Major U.S crypto firms are rallying against FinCEN’s proposed regulations that would force businesses operating with crypto to gather information on the identities of non-customer counterparties.
A Jan. 4 letter from Jack Dorsey, CEO of financial services firm Square takes aim at the proposal for seeking to impose reporting obligations that go “far beyond what is required for cash transactions,” and that Sqaure would be expected to collect “unreliable data about people who have not opted into our service or signed up as our customers.”
“Counterparty name and address collection/reporting should not be required for [virtual currency] CTRs or recordkeeping, as it’s not required for cash today.”
Square predicts that if passed, the law would drive cryptocurrency users toward unregulated and non-custodial crypto services based outside of the U.S. — impacting the nation’s global competitiveness and creating further challenges for regulators:
“By adding hurdles that push more transactions away from regulated entities like Square into non-custodial wallets and foreign jurisdictions, FinCEN will actually have less visibility into the universe of cryptocurrency transactions than it has today.”

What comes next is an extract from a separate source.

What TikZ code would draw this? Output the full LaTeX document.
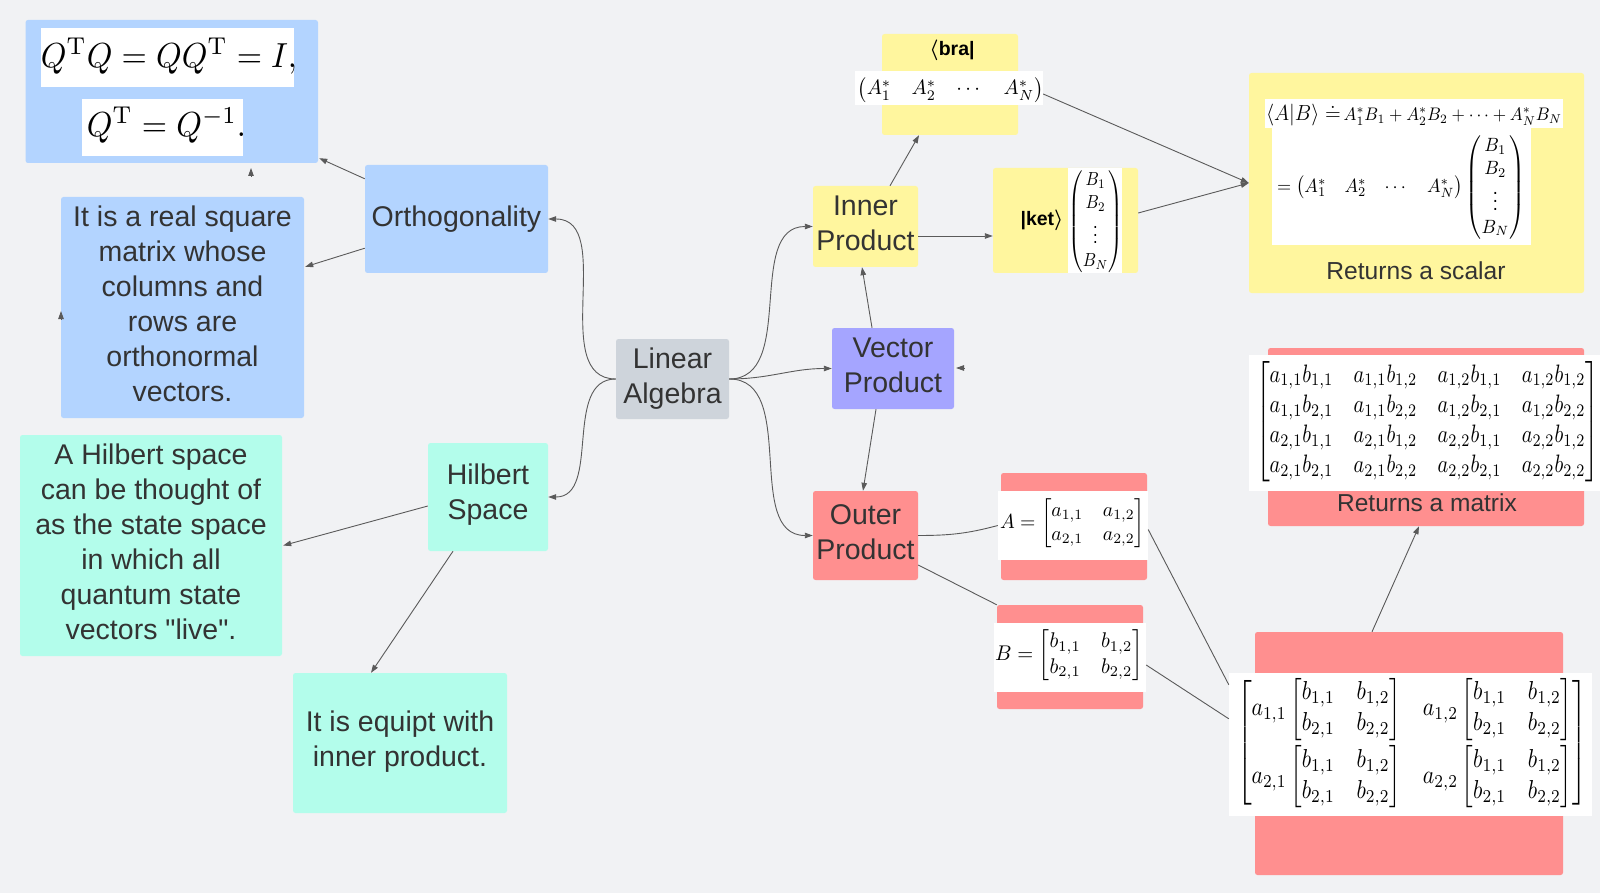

FinCEN has received widespread criticism for its proposed rule change, with the regulator offering only 15 days rather than the usual 60 days for public comment after publishing the proposal on Dec. 18. Despite such, nearly 6,000 comments have been submitted to FinCEN on the matter.
Major U.S.-based crypto exchange Kraken was among those criticizing the proposed regulations, slamming FinCEN for failing to provide estimates for the cost of implementing the rule. Like Square it warned that the law will drive users away from regulated platforms.
“It virtually guarantees that the evidence available to law enforcement today will be placed outside their reach tomorrow,” Kraken concluded, adding:
“It is quite clearly a politically-motivated piece of midnight rulemaking, the publication of which diminishes the trust we have placed in FinCEN.”
Coinbase published a submission taking exemption to FinCEN’s proposal, describing the rule as “impermissibly vague,” suggesting that it imposed “expansive privacy invasions on the public,” and adding that it failed to offer a public benefit.